When planning a visit with an old (or new) friend who has admired my creations, I go through the pile, searching for something they might like; if necessary, I finish and personalize it for them.
It's a challenge if I don't know the person well and/or have never seen their home. What's their style? Minimalist? Flea market clutter? Black-and-white? Rainbow?
So I often bring choices. We recently headed for a week in the French Alps - my DH to teach, while I would be gloriously free all day to do this:
...Plus, on one day, have lunch with a friend from grad school who I hadn't seen in 30+ years. He's an American expat living in France, a writer, erudite, sophisticated and kind, all of which I detected from being Facebook friends with him for several years now.

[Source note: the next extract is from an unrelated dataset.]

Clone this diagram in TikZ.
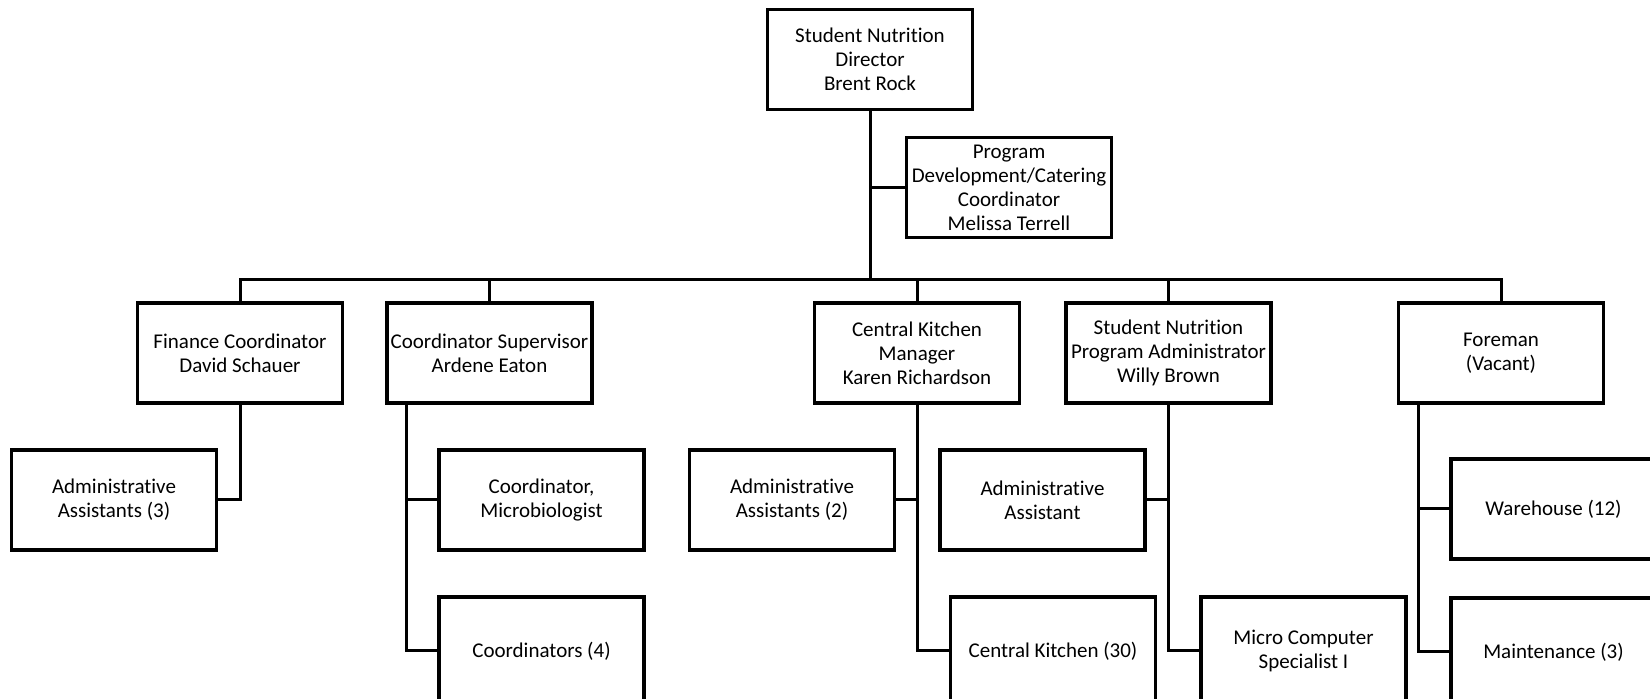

I pondered what quilt to bring him and his wife. I had this small striped quilt from my Ann Brauer experiment days.
Sophisticated, but perhaps lacking personality. I have a natural horor vacui, an allergy to unoccupied space. So I sewed a button on it. One button led to another and I sewed 13 on it. (Some are stacked.)
(In real life, the colors are more muted than in this photo). I would let my friend decide.
The first clue to his taste was his suggestion from the menu items. He recommended the tartiflete.
What, you may ask, is a tartiflete? The word, which rhymes with "hearty PET," trips poetically off the tongue, sounding to me like someone who is a combination of a tart and flirt: O Tartiflete, ma petit chou, tu me tuer! ("Oh Tartiflete, my little cabbage, you are killing me!" according to my high school French.)
But a tartiflete is no cabbage - it is a Savoy regional food made with potatoes, onions, cream, butter, and a whole lot of, OMG, Internet recipes are showing me massive hunks of bacon LARD being chopped into little bits and thrown in! Now I have to apologize to my doctor AND my rabbi!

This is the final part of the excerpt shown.